= Wari Kayan =

Archaeological site in Peru

Wari Kayán is an archaeological site located on the Paracas Peninsula in Peru, approximately 250 kilometers south of Lima. It is renowned for its ancient cemetery, also known as the Paracas Necropolis, which contains hundreds of well-preserved funerary bundles dating back to the Paracas culture.

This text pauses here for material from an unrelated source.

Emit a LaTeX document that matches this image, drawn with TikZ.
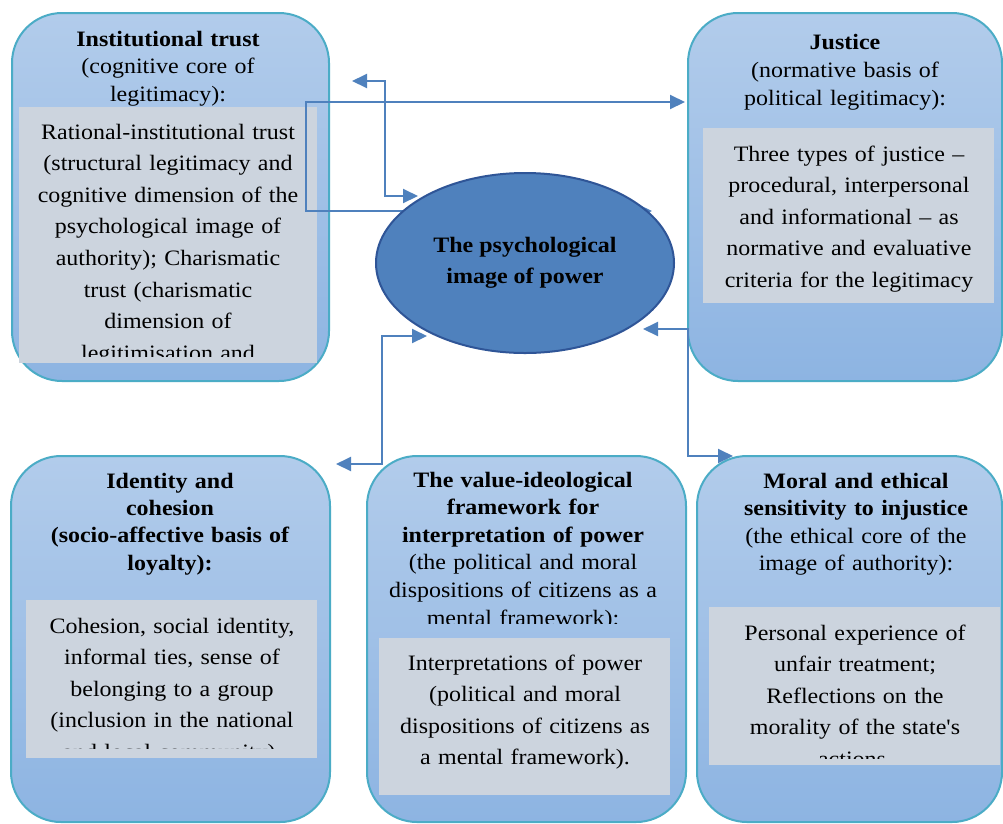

== Discovery and excavation ==

The site was discovered in 1927 by Peruvian archaeologist Julio C. Tello, often referred to as the "father of Peruvian archaeology." Tello unearthed 429 funerary bundles at Wari Kayán, which were buried 1–5 meters below ground. This discovery led Tello to identify a new cultural phase he named "Paracas Necrópolis," distinct from the earlier "Paracas Cavernas" tradition he had previously identified in the area.

== Funerary bundles ==

The funerary bundles, or "mummy bundles," found at Wari Kayán are notable for their exceptional preservation and the wealth of artifacts they contain. Between 1930 and 1960, approximately 100 of these bundles were opened and inventoried, revealing an extraordinary collection of textiles, ceramics, precious metals, and other grave goods.

=== Textiles ===

The textiles found in the Wari Kayán bundles are particularly significant, representing some of the finest examples of Pre-Columbian textile art. These include elaborately embroidered garments, shrouds, and other cloth items, many featuring complex iconography and vibrant colors.

== Cultural significance ==

The Wari Kayán cemetery provides valuable insights into the material culture and mortuary practices of the Paracas people. Research indicates that the site represents a period of cultural transition and interaction, with evidence of three distinct "material culture traditions" coexisting during the creation of the cemetery: late Paracas, Topará, and early Nasca.

== Platform mound ==

Wari Kayán is notable for its large platform mound, which is composed of multiple levels. The uppermost level includes a central plaza surrounded by smaller structures. It is believed to have served as a ceremonial or administrative center for the surrounding area.

== Ongoing research ==

Ongoing studies of the Wari Kayán site and its artifacts continue to yield new information about the Paracas culture and its relationships with neighboring groups. The "Prácticas en Vida, Presencia después de la Muerte: Lo estilístico y lo material en las Necrópolis de Paracas" project, supported by the National Science Foundation, aims to compile years of research by archaeologists, bio-anthropologists, and art historians to further our understanding of this significant archaeological site.